Dataset excerpts:
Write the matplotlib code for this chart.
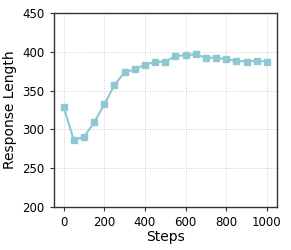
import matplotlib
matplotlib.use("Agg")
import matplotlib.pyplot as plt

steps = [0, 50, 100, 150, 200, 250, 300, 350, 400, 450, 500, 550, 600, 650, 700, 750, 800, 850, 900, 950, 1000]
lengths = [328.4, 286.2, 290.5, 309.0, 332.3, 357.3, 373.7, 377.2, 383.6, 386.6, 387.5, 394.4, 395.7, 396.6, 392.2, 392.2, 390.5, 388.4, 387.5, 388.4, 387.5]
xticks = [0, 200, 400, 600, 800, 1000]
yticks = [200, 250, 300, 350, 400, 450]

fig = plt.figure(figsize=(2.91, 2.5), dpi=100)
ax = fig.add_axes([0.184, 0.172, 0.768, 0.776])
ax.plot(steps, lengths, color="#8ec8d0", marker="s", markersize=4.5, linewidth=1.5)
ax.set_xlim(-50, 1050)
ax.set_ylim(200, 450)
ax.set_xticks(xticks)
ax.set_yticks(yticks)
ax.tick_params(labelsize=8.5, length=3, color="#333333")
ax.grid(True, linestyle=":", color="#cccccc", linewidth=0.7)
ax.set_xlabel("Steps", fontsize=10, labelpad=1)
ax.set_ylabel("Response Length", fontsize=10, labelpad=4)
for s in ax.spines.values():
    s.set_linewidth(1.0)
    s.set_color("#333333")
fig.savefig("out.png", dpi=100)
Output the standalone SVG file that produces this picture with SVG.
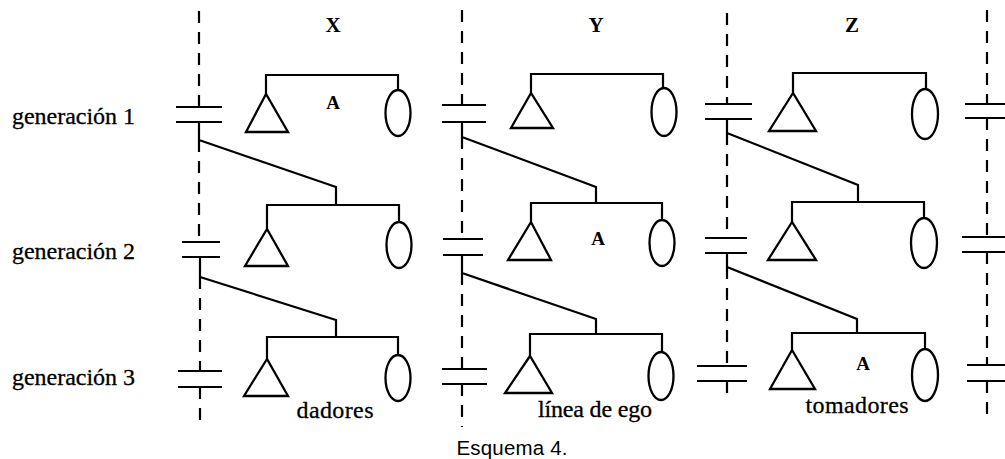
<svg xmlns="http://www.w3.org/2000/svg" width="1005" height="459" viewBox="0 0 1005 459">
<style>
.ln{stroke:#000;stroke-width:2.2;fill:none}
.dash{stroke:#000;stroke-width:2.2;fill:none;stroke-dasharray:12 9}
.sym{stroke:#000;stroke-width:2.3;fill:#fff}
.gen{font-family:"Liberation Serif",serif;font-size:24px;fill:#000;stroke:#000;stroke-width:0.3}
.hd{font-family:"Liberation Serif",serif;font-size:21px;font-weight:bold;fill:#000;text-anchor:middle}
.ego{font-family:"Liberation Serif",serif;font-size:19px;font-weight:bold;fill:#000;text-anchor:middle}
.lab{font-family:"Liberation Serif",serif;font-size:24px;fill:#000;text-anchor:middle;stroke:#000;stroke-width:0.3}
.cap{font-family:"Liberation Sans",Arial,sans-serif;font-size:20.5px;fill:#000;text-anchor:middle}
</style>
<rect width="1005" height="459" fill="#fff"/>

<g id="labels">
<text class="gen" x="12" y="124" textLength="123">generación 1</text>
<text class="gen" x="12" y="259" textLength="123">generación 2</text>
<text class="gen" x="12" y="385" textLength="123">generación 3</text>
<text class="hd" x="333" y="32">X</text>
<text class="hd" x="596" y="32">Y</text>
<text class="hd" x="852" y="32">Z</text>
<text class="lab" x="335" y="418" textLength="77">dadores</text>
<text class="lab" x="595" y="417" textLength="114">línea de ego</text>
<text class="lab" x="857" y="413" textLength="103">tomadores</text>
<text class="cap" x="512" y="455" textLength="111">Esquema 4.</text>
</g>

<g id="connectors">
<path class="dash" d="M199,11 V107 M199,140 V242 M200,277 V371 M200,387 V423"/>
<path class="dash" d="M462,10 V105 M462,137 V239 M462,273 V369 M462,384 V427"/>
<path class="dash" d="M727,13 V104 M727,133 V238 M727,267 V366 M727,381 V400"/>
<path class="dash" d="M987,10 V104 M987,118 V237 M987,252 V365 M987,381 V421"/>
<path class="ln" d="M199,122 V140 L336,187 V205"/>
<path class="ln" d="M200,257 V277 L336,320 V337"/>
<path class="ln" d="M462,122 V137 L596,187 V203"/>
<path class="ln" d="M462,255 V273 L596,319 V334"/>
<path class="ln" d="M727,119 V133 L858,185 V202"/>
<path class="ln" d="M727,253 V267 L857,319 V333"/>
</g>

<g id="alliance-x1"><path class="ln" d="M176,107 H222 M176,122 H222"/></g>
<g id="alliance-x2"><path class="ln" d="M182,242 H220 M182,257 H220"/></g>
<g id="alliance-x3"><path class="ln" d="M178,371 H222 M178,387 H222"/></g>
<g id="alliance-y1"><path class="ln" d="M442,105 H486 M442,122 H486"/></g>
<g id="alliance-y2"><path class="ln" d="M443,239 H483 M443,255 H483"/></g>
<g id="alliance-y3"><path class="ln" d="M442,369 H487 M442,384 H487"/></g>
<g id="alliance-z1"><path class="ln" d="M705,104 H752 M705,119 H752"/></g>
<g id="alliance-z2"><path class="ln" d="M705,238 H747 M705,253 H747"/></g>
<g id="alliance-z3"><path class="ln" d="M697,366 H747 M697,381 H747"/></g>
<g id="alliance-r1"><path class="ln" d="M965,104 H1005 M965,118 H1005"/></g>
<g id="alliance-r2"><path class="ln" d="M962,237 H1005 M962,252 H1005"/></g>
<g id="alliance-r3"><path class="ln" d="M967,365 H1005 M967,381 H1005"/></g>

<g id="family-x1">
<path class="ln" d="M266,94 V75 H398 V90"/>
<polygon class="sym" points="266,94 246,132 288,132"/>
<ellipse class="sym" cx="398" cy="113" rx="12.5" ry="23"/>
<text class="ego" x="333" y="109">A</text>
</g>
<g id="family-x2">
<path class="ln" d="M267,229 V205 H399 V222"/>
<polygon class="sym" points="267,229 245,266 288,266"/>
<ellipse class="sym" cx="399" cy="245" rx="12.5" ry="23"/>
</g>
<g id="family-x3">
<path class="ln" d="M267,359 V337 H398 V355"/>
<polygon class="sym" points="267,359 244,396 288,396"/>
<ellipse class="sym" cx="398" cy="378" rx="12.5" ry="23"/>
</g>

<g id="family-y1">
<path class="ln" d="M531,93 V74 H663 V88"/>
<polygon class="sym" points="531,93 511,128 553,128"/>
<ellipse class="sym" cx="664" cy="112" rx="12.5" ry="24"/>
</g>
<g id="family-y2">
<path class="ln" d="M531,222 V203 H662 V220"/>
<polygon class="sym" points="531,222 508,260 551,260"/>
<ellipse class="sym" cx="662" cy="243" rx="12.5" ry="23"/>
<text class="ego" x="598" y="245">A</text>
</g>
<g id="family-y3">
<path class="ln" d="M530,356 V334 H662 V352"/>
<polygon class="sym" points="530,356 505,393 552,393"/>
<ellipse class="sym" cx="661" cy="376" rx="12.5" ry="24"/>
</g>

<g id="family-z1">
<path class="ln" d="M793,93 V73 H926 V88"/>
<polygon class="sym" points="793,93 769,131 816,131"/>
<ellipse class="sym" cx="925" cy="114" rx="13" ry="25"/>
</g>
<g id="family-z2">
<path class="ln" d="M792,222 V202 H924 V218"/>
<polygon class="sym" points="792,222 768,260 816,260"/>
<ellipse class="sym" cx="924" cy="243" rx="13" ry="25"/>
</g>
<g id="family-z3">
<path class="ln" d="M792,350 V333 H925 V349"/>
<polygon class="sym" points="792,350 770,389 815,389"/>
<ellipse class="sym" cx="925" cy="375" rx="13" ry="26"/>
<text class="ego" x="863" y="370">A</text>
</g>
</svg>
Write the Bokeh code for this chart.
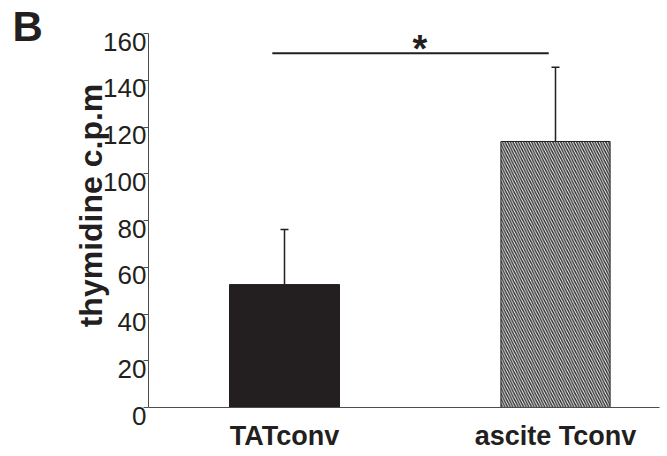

Exercise objective: Quote the entries in full. Any image among them is to be omitted from the copy.

Result below:
Write the matplotlib code for this chart.
import matplotlib
matplotlib.use("Agg")
import matplotlib.pyplot as plt

steps = [0, 50, 100, 150, 200, 250, 300, 350, 400, 450, 500, 550, 600, 650, 700, 750, 800, 850, 900, 950, 1000]
lengths = [328.4, 286.2, 290.5, 309.0, 332.3, 357.3, 373.7, 377.2, 383.6, 386.6, 387.5, 394.4, 395.7, 396.6, 392.2, 392.2, 390.5, 388.4, 387.5, 388.4, 387.5]
xticks = [0, 200, 400, 600, 800, 1000]
yticks = [200, 250, 300, 350, 400, 450]

fig = plt.figure(figsize=(2.91, 2.5), dpi=100)
ax = fig.add_axes([0.184, 0.172, 0.768, 0.776])
ax.plot(steps, lengths, color="#8ec8d0", marker="s", markersize=4.5, linewidth=1.5)
ax.set_xlim(-50, 1050)
ax.set_ylim(200, 450)
ax.set_xticks(xticks)
ax.set_yticks(yticks)
ax.tick_params(labelsize=8.5, length=3, color="#333333")
ax.grid(True, linestyle=":", color="#cccccc", linewidth=0.7)
ax.set_xlabel("Steps", fontsize=10, labelpad=1)
ax.set_ylabel("Response Length", fontsize=10, labelpad=4)
for s in ax.spines.values():
    s.set_linewidth(1.0)
    s.set_color("#333333")
fig.savefig("out.png", dpi=100)
Output the standalone SVG file that produces this picture with SVG.
<svg xmlns="http://www.w3.org/2000/svg" width="1005" height="459" viewBox="0 0 1005 459">
<style>
.ln{stroke:#000;stroke-width:2.2;fill:none}
.dash{stroke:#000;stroke-width:2.2;fill:none;stroke-dasharray:12 9}
.sym{stroke:#000;stroke-width:2.3;fill:#fff}
.gen{font-family:"Liberation Serif",serif;font-size:24px;fill:#000;stroke:#000;stroke-width:0.3}
.hd{font-family:"Liberation Serif",serif;font-size:21px;font-weight:bold;fill:#000;text-anchor:middle}
.ego{font-family:"Liberation Serif",serif;font-size:19px;font-weight:bold;fill:#000;text-anchor:middle}
.lab{font-family:"Liberation Serif",serif;font-size:24px;fill:#000;text-anchor:middle;stroke:#000;stroke-width:0.3}
.cap{font-family:"Liberation Sans",Arial,sans-serif;font-size:20.5px;fill:#000;text-anchor:middle}
</style>
<rect width="1005" height="459" fill="#fff"/>

<g id="labels">
<text class="gen" x="12" y="124" textLength="123">generación 1</text>
<text class="gen" x="12" y="259" textLength="123">generación 2</text>
<text class="gen" x="12" y="385" textLength="123">generación 3</text>
<text class="hd" x="333" y="32">X</text>
<text class="hd" x="596" y="32">Y</text>
<text class="hd" x="852" y="32">Z</text>
<text class="lab" x="335" y="418" textLength="77">dadores</text>
<text class="lab" x="595" y="417" textLength="114">línea de ego</text>
<text class="lab" x="857" y="413" textLength="103">tomadores</text>
<text class="cap" x="512" y="455" textLength="111">Esquema 4.</text>
</g>

<g id="connectors">
<path class="dash" d="M199,11 V107 M199,140 V242 M200,277 V371 M200,387 V423"/>
<path class="dash" d="M462,10 V105 M462,137 V239 M462,273 V369 M462,384 V427"/>
<path class="dash" d="M727,13 V104 M727,133 V238 M727,267 V366 M727,381 V400"/>
<path class="dash" d="M987,10 V104 M987,118 V237 M987,252 V365 M987,381 V421"/>
<path class="ln" d="M199,122 V140 L336,187 V205"/>
<path class="ln" d="M200,257 V277 L336,320 V337"/>
<path class="ln" d="M462,122 V137 L596,187 V203"/>
<path class="ln" d="M462,255 V273 L596,319 V334"/>
<path class="ln" d="M727,119 V133 L858,185 V202"/>
<path class="ln" d="M727,253 V267 L857,319 V333"/>
</g>

<g id="alliance-x1"><path class="ln" d="M176,107 H222 M176,122 H222"/></g>
<g id="alliance-x2"><path class="ln" d="M182,242 H220 M182,257 H220"/></g>
<g id="alliance-x3"><path class="ln" d="M178,371 H222 M178,387 H222"/></g>
<g id="alliance-y1"><path class="ln" d="M442,105 H486 M442,122 H486"/></g>
<g id="alliance-y2"><path class="ln" d="M443,239 H483 M443,255 H483"/></g>
<g id="alliance-y3"><path class="ln" d="M442,369 H487 M442,384 H487"/></g>
<g id="alliance-z1"><path class="ln" d="M705,104 H752 M705,119 H752"/></g>
<g id="alliance-z2"><path class="ln" d="M705,238 H747 M705,253 H747"/></g>
<g id="alliance-z3"><path class="ln" d="M697,366 H747 M697,381 H747"/></g>
<g id="alliance-r1"><path class="ln" d="M965,104 H1005 M965,118 H1005"/></g>
<g id="alliance-r2"><path class="ln" d="M962,237 H1005 M962,252 H1005"/></g>
<g id="alliance-r3"><path class="ln" d="M967,365 H1005 M967,381 H1005"/></g>

<g id="family-x1">
<path class="ln" d="M266,94 V75 H398 V90"/>
<polygon class="sym" points="266,94 246,132 288,132"/>
<ellipse class="sym" cx="398" cy="113" rx="12.5" ry="23"/>
<text class="ego" x="333" y="109">A</text>
</g>
<g id="family-x2">
<path class="ln" d="M267,229 V205 H399 V222"/>
<polygon class="sym" points="267,229 245,266 288,266"/>
<ellipse class="sym" cx="399" cy="245" rx="12.5" ry="23"/>
</g>
<g id="family-x3">
<path class="ln" d="M267,359 V337 H398 V355"/>
<polygon class="sym" points="267,359 244,396 288,396"/>
<ellipse class="sym" cx="398" cy="378" rx="12.5" ry="23"/>
</g>

<g id="family-y1">
<path class="ln" d="M531,93 V74 H663 V88"/>
<polygon class="sym" points="531,93 511,128 553,128"/>
<ellipse class="sym" cx="664" cy="112" rx="12.5" ry="24"/>
</g>
<g id="family-y2">
<path class="ln" d="M531,222 V203 H662 V220"/>
<polygon class="sym" points="531,222 508,260 551,260"/>
<ellipse class="sym" cx="662" cy="243" rx="12.5" ry="23"/>
<text class="ego" x="598" y="245">A</text>
</g>
<g id="family-y3">
<path class="ln" d="M530,356 V334 H662 V352"/>
<polygon class="sym" points="530,356 505,393 552,393"/>
<ellipse class="sym" cx="661" cy="376" rx="12.5" ry="24"/>
</g>

<g id="family-z1">
<path class="ln" d="M793,93 V73 H926 V88"/>
<polygon class="sym" points="793,93 769,131 816,131"/>
<ellipse class="sym" cx="925" cy="114" rx="13" ry="25"/>
</g>
<g id="family-z2">
<path class="ln" d="M792,222 V202 H924 V218"/>
<polygon class="sym" points="792,222 768,260 816,260"/>
<ellipse class="sym" cx="924" cy="243" rx="13" ry="25"/>
</g>
<g id="family-z3">
<path class="ln" d="M792,350 V333 H925 V349"/>
<polygon class="sym" points="792,350 770,389 815,389"/>
<ellipse class="sym" cx="925" cy="375" rx="13" ry="26"/>
<text class="ego" x="863" y="370">A</text>
</g>
</svg>
Write the Bokeh code for this chart.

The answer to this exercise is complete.